In the early 2000s, when Jorge Ruiz was director of media analytics at Ogilvy, he had a nickname at the office: “No Co.”

Ruiz, now TikTok’s global head of marketing science, got the moniker because whenever his colleagues would bring him their work to assess its impact, he would say, “No correlation.”

Understanding the relationship between spending and performance is what marketers dream about when they put their head down on their pillow at night. But marketing measurement remains as much an art as it is a science.

“Marketing science is about building trust that can help lead to good decisions,” Ruiz says, speaking on this week’s episode of AdExchanger Talks. “There is a lot of choice and a lot of things that can be done. The question is: What’s the most pragmatic way of doing really good work?”

Ruiz’s job (other than telling people “No correlation”) is to prove that TikTok can work as a vehicle for driving an advertiser’s business outcomes.

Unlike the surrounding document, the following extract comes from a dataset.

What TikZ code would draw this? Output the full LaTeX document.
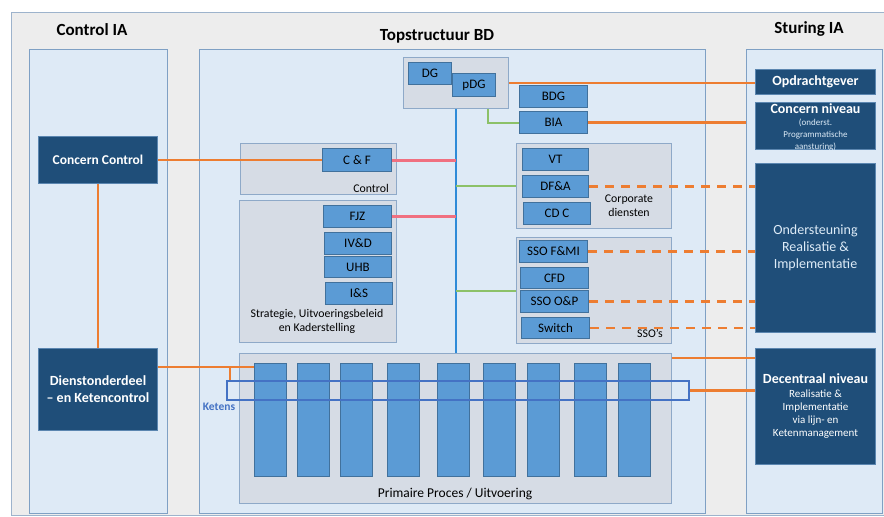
\documentclass[tikz,border=0pt]{standalone}
\usepackage{fontspec}
\setmainfont{Carlito}
\definecolor{bggrey}{HTML}{EDEDED}
\definecolor{outline}{HTML}{9DB3CC}
\definecolor{colfill}{HTML}{DEEAF6}
\definecolor{colline}{HTML}{7FA0C4}
\definecolor{grpfill}{HTML}{D6DCE5}
\definecolor{grpline}{HTML}{8EA9C8}
\definecolor{blkfill}{HTML}{5B9BD5}
\definecolor{blkline}{HTML}{41719C}
\definecolor{dkfill}{HTML}{1F4E79}
\definecolor{dkline}{HTML}{5B86B0}
\definecolor{orng}{HTML}{ED7D31}
\definecolor{pinkred}{HTML}{F07080}
\definecolor{grn}{HTML}{8CC168}
\definecolor{vblue}{HTML}{2E8BD8}
\definecolor{ketblue}{HTML}{4472C4}
\definecolor{lighttxt}{HTML}{DDEBF7}

\tikzset{
  colbox/.style={draw=colline, fill=colfill, line width=1pt, anchor=north west, inner sep=0},
  grpbox/.style={draw=grpline, fill=grpfill, line width=1pt, anchor=north west, inner sep=0},
  blk/.style={draw=blkline, fill=blkfill, line width=1pt, anchor=north west, inner sep=0,
    minimum height=22, font=\fontsize{13}{15}\selectfont},
  dkblk/.style={draw=dkline, fill=dkfill, line width=1pt, anchor=north west, inner sep=0,
    text=white, align=center, font=\bfseries\fontsize{14}{17}\selectfont},
  bar/.style={draw=blkline, fill=blkfill, line width=.8pt, anchor=north west, inner sep=0,
    minimum width=32, minimum height=113},
  lbl/.style={inner sep=0, align=center, font=\fontsize{11.8}{14}\selectfont},
  title/.style={inner sep=0, font=\bfseries\fontsize{17}{20}\selectfont},
  oline/.style={draw=orng, line width=2.5pt},
  odash/.style={oline, dash pattern=on 9pt off 7pt},
  rline/.style={draw=pinkred, line width=3pt},
  gline/.style={draw=grn, line width=2pt},
  vline/.style={draw=vblue, line width=1.5pt}
}

\begin{document}
\begin{tikzpicture}[x=1pt, y=-1pt]

\useasboundingbox (0,0) rectangle (884,517);
\fill[white] (0,0) rectangle (884,517);
\draw[fill=bggrey, draw=outline] (11,12) rectangle (886,515);

% kolommen
\node[colbox, minimum width=138, minimum height=464] (ctrlia) at (29,49) {};
\node[colbox, minimum width=506, minimum height=464] (topbd) at (199,49) {};
\node[colbox, minimum width=136, minimum height=464] (sturia) at (746,49) {};

\node[title] (tctrl) at (92,30) {Control IA};
\node[title] (ttop) at (437,36) {Topstructuur BD};
\node[title] (tstur) at (809,29) {Sturing IA};

% groepen
\node[grpbox, minimum width=105, minimum height=51] (top) at (403,57) {};
\node[grpbox, minimum width=156, minimum height=51] (ctl) at (240,143) {};
\node[grpbox, minimum width=157, minimum height=142] (str) at (239,200) {};
\node[grpbox, minimum width=155, minimum height=85] (corp) at (516,143) {};
\node[grpbox, minimum width=155, minimum height=106] (sso) at (516,237) {};
\node[grpbox, minimum width=432, minimum height=150] (pp) at (239,353) {};

\node[lbl, anchor=south east] (ctltxt) at ([xshift=-8pt,yshift=2pt]ctl.south east) {Control};
\node[lbl] (strtxt) at (317,321) {Strategie, Uitvoeringsbeleid\\en Kaderstelling};
\node[lbl] (corptxt) at (629,206) {Corporate\\diensten};
\node[lbl] (ssotxt) at (650,333) {SSO's};
\node[lbl, font=\fontsize{13.5}{15}\selectfont] (pptxt) at (455,494) {Primaire Proces / Uitvoering};

% blokken
\node[blk, minimum width=43] (dg) at (408,62) {DG};
\node[blk, minimum width=43, minimum height=23] (pdg) at (452,73) {pDG};
\node[blk, minimum width=68] (bdg) at (519,85) {BDG};
\node[blk, minimum width=68] (bia) at (519,111) {BIA};
\node[blk, minimum width=69, minimum height=23] (cf) at (322,148) {C \& F};
\node[blk, minimum width=68] (fjz) at (323,205) {FJZ};
\node[blk, minimum width=67] (ivd) at (324,232) {IV\&D};
\node[blk, minimum width=67, minimum height=21] (uhb) at (324,256) {UHB};
\node[blk, minimum width=67] (is) at (325,282) {I\&S};
\node[blk, minimum width=66] (vt) at (522,148) {VT};
\node[blk, minimum width=66] (dfa) at (522,175) {DF\&A};
\node[blk, minimum width=67] (cdc) at (523,202) {CD C};
\node[blk, minimum width=68] (ssofmi) at (519,240) {SSO F\&MI};
\node[blk, minimum width=68, minimum height=21] (cfd) at (520,267) {CFD};
\node[blk, minimum width=68] (ssoop) at (520,290) {SSO O\&P};
\node[blk, minimum width=68, minimum height=21] (sw) at (521,317) {Switch};

\foreach \x [count=\i] in {254,297,340,387,437,483,527,574,618} {
  \node[bar] (c\i) at (\x,363) {};
};

% control en sturing
\node[dkblk, minimum width=119, minimum height=47, font=\bfseries\fontsize{13.5}{16}\selectfont] (cc) at (38,136) {Concern Control};
\node[dkblk, minimum width=119, minimum height=82] (dk) at (38,348) {Dienstonderdeel\\-- en Ketencontrol};
\node[dkblk, minimum width=120, minimum height=25] (opd) at (755,69) {Opdrachtgever};
\node[dkblk, minimum width=120, minimum height=47] (cn) at (755,102) {};
\node[inner sep=0, align=center, anchor=north, text=lighttxt, font=\fontsize{9}{12}\selectfont] (cntxt) at ([yshift=-1pt]cn.north)
  {{\color{white}\bfseries\fontsize{14}{14}\selectfont Concern niveau}\\(onderst.\\Programmatische\\aansturing)};
\node[dkblk, minimum width=120, minimum height=169, text=lighttxt, font=\fontsize{14}{17}\selectfont] (ond) at (755,163) {Ondersteuning\\Realisatie \&\\Implementatie};
\node[dkblk, minimum width=120, minimum height=116, font=\fontsize{11}{13}\selectfont] (dc) at (755,348)
  {{\bfseries\fontsize{14}{16}\selectfont Decentraal niveau}\\[1pt] Realisatie \&\\Implementatie\\via lijn- en\\Ketenmanagement};

% lijnen
\draw[vline] (top.south) -- (top.south |- pp.north);
\draw[rline] (cf.east) -- (cf.east -| top.south);
\draw[rline] (fjz.east) -- (fjz.east -| top.south);
\draw[gline] (corp.west -| top.south) -- (corp.west);
\draw[gline] (sso.west -| top.south) -- (sso.west);
\draw[gline] (bia.west) -| ([xshift=32pt]top.south);

\draw[oline] (cc.east) -- (cf.west);
\draw[oline] (cc.south) -- (dk.north);
\draw[oline] (top.east) -- (top.east -| opd.west);
\draw[oline] (bia.east) -- (bia.east -| sturia.west);
\draw[odash] (dfa.east) -- (dfa.east -| ond.west);
\draw[odash] (ssofmi.east) -- (ssofmi.east -| ond.west);
\draw[odash] (ssoop.east) -- (ssoop.east -| ond.west);
\draw[odash] (sw.east) -- (sw.east -| ond.west);

\coordinate (kj) at (230,367);
\draw[oline] (dk.east |- kj) -- (kj -| c1.west);
\draw[oline] (kj) -- (kj |- 0,380);
\draw[oline] ([yshift=-5pt]pp.north east) -- ([yshift=-5pt]pp.north east -| dc.west);

\node[draw=ketblue, line width=2pt, anchor=north west, inner sep=0, minimum width=462, minimum height=19] (ket) at (226,380) {};
\draw[oline] (ket.east) -- (ket.east -| dc.west);
\node[inner sep=0, text=ketblue, font=\bfseries\fontsize{11.5}{13}\selectfont] (kettxt) at (219,407) {Ketens};

\end{tikzpicture}
\end{document}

To support that goal, TikTok began transitioning itself to being a self-attributing network (SAN) in September. A SAN is exactly what it sounds like: a platform that measures its own results internally.

Biggie platforms like Meta, Google Ads, Apple Search Ads and Snapchat are all SANs. But with self-attribution comes, if not great responsibility, at least some skepticism that the attribution being provided isn’t biased toward the party that’s providing it.

TikTok takes a “neutral approach,” Ruiz says. “We’re very much accountable to our clients. We’re trying to be good partners in the industry [so advertisers have] trust, confidence and reproducibility.”

Also in this episode: More on the eternal question of why advertisers should trust platforms that provide their own measurement solutions (as in, grade their own homework), how TikTok dealt with Apple’s ATT privacy changes, why all of the big ad platforms (including TikTok) are embracing MMM (cue the “Everything Old Is New Again” song) and measurement-themed dad jokes.